# Stated goal
Give a count of the lines below that have the string "this" in them, with no other words.

# Data listing
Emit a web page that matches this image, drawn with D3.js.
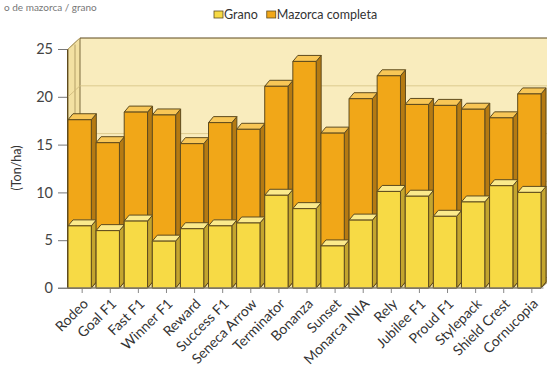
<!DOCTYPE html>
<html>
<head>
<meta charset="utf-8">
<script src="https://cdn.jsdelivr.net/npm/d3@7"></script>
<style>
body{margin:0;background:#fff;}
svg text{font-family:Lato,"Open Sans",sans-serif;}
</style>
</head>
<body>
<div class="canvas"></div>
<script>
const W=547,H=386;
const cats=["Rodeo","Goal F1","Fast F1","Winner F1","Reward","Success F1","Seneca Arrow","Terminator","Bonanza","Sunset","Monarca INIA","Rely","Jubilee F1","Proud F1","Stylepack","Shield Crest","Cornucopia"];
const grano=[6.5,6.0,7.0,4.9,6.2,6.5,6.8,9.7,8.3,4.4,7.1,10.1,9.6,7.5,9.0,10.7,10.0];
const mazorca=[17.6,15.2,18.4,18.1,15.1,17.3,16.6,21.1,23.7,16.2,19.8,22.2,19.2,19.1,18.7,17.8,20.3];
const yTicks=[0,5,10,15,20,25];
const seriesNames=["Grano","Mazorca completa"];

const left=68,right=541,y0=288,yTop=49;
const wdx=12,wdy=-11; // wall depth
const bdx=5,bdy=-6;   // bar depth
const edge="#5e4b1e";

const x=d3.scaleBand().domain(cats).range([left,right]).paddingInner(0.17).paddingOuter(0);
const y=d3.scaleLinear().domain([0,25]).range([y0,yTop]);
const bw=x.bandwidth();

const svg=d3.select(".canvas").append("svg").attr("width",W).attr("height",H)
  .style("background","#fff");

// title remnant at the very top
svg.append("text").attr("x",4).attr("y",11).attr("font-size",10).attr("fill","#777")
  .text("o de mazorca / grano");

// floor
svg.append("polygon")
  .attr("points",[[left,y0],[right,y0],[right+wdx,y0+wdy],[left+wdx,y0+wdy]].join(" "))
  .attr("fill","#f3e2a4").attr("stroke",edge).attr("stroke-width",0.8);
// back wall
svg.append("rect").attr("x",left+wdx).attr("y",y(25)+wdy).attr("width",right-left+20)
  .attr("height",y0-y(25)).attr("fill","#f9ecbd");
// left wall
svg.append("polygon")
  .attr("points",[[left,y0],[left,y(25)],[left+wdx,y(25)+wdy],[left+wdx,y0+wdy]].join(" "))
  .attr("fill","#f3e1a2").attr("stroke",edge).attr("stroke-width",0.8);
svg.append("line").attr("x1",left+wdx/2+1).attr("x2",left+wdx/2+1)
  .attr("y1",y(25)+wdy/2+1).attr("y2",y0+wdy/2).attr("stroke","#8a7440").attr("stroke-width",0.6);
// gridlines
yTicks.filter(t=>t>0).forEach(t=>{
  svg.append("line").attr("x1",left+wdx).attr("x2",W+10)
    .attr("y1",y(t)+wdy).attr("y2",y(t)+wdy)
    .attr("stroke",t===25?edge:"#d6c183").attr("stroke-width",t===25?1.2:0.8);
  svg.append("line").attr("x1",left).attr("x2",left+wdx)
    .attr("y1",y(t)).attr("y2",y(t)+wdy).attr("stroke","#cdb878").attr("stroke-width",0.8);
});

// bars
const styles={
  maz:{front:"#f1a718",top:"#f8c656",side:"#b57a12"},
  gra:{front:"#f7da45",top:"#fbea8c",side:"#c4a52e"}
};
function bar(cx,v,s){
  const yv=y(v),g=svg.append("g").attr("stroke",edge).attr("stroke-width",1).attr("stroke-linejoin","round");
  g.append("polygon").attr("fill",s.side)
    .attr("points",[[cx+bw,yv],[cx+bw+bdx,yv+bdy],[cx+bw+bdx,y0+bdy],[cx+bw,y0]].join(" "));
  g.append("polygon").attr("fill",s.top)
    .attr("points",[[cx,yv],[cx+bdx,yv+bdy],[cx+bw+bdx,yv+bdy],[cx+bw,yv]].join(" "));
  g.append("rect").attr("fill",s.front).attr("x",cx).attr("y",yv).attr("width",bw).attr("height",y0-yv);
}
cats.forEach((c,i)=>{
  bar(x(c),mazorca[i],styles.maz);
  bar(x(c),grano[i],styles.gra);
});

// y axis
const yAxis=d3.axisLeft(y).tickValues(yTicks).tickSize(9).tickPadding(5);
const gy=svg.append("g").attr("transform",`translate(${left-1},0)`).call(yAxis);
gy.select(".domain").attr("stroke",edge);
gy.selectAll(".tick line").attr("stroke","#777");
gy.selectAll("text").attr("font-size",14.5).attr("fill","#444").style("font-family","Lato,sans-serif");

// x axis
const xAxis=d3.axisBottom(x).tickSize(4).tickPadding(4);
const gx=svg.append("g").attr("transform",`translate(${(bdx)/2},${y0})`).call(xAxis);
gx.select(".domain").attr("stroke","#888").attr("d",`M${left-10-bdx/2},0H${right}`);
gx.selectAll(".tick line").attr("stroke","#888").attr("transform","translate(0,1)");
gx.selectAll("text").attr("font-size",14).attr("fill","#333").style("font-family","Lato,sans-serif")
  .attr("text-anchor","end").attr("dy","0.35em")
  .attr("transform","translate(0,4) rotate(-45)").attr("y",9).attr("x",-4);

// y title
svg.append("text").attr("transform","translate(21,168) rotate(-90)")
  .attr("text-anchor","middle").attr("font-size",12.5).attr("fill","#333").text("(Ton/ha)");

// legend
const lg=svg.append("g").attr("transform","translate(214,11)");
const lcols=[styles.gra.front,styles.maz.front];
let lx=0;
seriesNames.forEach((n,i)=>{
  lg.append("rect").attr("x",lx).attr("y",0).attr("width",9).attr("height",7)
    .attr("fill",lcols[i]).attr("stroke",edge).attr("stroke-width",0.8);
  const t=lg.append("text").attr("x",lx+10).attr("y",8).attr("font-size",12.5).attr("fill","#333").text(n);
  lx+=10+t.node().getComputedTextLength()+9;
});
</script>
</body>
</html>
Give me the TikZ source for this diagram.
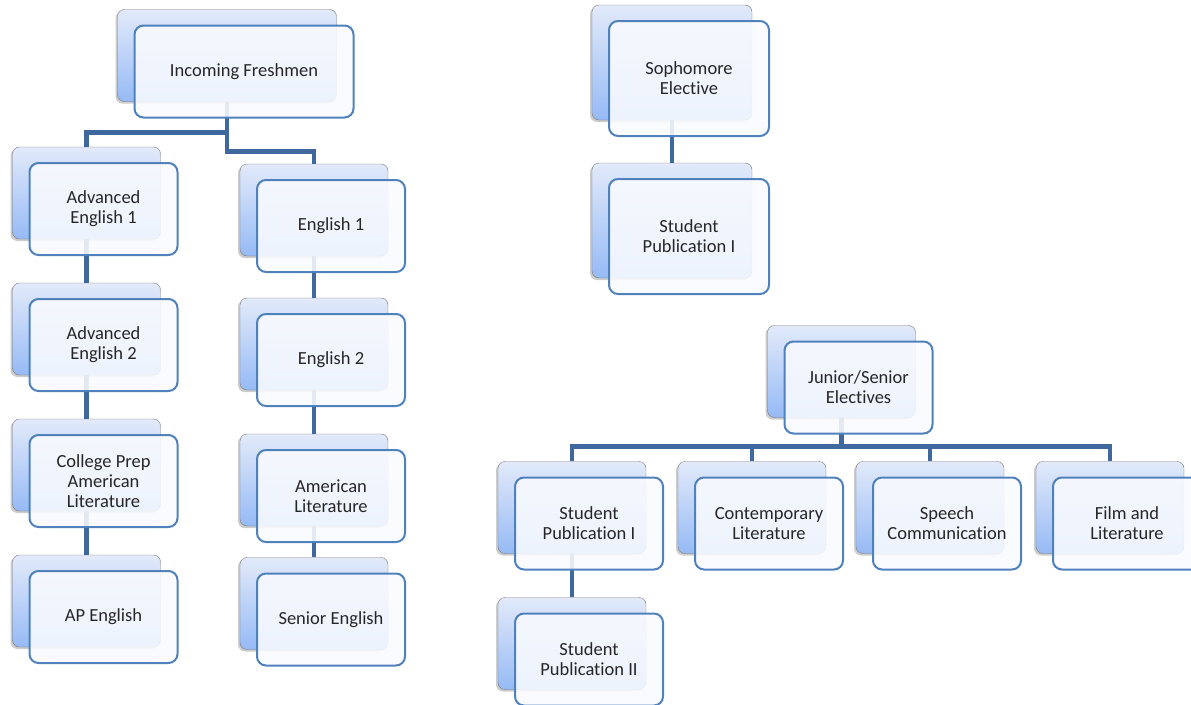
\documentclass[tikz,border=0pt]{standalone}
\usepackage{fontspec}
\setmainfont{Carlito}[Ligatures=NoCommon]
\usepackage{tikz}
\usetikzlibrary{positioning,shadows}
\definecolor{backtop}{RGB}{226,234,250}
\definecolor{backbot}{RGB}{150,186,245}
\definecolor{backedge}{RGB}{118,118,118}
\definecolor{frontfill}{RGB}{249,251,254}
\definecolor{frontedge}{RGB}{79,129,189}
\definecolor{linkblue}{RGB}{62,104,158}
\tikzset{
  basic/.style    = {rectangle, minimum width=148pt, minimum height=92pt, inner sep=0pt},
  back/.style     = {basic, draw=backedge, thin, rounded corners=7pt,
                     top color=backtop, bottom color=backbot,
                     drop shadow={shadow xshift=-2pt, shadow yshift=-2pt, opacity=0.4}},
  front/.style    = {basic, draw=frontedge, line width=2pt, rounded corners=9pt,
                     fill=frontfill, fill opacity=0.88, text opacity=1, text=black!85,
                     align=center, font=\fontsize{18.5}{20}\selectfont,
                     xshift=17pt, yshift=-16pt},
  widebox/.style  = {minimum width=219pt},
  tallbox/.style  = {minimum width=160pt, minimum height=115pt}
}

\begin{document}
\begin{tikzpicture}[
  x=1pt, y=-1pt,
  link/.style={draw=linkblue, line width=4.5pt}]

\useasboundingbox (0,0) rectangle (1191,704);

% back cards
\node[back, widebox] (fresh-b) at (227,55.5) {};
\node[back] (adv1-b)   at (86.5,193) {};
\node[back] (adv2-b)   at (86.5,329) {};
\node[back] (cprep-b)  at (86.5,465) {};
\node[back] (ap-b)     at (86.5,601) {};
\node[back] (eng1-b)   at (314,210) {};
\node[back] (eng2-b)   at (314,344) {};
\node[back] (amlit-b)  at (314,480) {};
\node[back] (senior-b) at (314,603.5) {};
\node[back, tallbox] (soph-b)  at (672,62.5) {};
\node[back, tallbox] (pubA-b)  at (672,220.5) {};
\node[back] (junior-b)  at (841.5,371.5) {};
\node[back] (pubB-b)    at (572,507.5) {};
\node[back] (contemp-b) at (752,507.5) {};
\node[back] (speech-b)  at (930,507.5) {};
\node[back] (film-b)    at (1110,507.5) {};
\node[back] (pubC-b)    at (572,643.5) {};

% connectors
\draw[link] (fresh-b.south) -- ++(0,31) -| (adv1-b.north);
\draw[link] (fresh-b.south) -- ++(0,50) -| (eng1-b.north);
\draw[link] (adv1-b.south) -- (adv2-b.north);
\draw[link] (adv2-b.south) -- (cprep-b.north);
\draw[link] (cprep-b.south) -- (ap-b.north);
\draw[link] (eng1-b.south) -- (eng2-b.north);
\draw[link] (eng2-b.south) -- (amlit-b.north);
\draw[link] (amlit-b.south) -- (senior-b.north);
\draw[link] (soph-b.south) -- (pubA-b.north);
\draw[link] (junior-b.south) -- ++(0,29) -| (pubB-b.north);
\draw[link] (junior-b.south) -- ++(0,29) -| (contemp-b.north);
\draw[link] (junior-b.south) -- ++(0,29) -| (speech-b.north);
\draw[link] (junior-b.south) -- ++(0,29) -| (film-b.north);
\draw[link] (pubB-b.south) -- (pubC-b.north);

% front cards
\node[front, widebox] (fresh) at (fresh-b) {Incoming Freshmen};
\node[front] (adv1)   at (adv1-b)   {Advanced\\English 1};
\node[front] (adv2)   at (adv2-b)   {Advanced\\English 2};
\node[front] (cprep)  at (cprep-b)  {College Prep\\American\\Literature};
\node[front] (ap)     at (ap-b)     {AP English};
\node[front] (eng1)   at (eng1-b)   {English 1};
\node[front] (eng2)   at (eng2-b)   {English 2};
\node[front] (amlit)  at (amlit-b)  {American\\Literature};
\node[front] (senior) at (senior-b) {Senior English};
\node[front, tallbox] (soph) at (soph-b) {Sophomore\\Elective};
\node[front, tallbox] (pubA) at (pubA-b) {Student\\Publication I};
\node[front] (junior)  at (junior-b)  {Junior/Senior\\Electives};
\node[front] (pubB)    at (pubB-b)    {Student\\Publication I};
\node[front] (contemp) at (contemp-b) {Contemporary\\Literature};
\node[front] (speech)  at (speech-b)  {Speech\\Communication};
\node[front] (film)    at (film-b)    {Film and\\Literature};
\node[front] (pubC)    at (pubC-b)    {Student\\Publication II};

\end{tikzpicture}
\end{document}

# Finished task
2